In November 1191 the Crusader began the siege of Jerusalem. Beit Nuba was taken, only 12 miles from Jerusalem. A cold with heavy rain and hailstorms, combined with fear that if the Crusader army besieged Jerusalem, it might be trapped by a relieving force, led Muslims to the decision to retreat back to the coast.
In April, Richard was forced to accept Conrad as king of Jerusalem after an election by the nobles of the kingdom. Before he could be crowned, Conrad was stabbed to death by two Assassins in the streets of Tyre.
During the winter months, Richard’s men occupied and refortified Ascalon, whose fortifications had earlier been razed by Saladin. The Crusader army made another advance on Jerusalem but divisions inside Crusader Ranks pushed far away the reaching of the final goal.
Saladin and Richard assured the rights and protection of pilgrim and caravan routes that allowed travel to distant lands.
In July 1192, Saladin’s army suddenly attacked and captured Jaffa with thousands of men, but Saladin lost control of his army due to their anger for the massacre at Acre. It is believed that Saladin even told the Crusaders to shield themselves in the Citadel until he had regained control of his army.

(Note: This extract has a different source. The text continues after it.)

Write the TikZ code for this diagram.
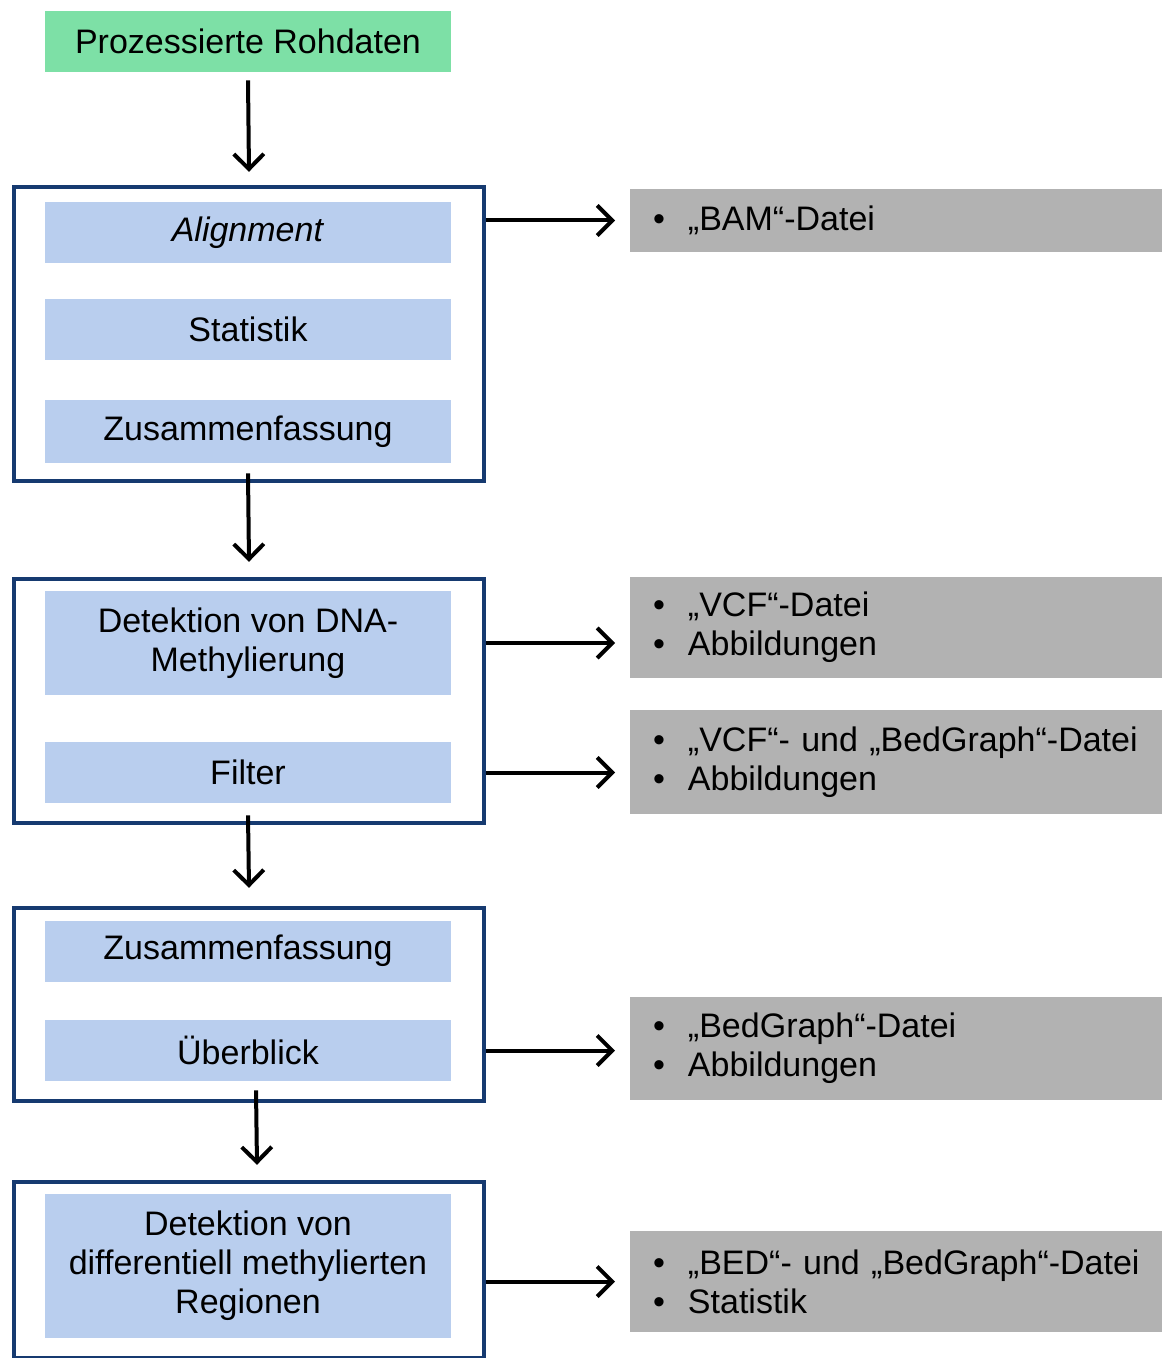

The battle to retake Jaffa ended in a complete failure for Saladin, who was forced to retreat. This battle greatly strengthened the position of the coastal Crusader states but Jerusalem remained under Muslim control.
THE LAST CRUSADE
The Emperor Henry VI of Swabia on 1 August 1195 urged the pope to preach for a new crusade. There are various reasons for such action: a feeling of devotion and penance together, the non-fulfillment of the vote of his father, the Emperor Frederick Barbarossa, the eschatological myth of the Last Emperor and finally his personal ambitions toward the East, including the Byzantine Empire.
The emperor was able to gather a large army in Sicily and so gave the command to Conrad of Wittelsbach, Archbishop of Mainz, with the intention to join him later with new reinforcements. The Imperial Army landed at Acre in September 1197 and conquered Sidon and Beirut. But when the army learned of Emperor Henry VI death, returned home.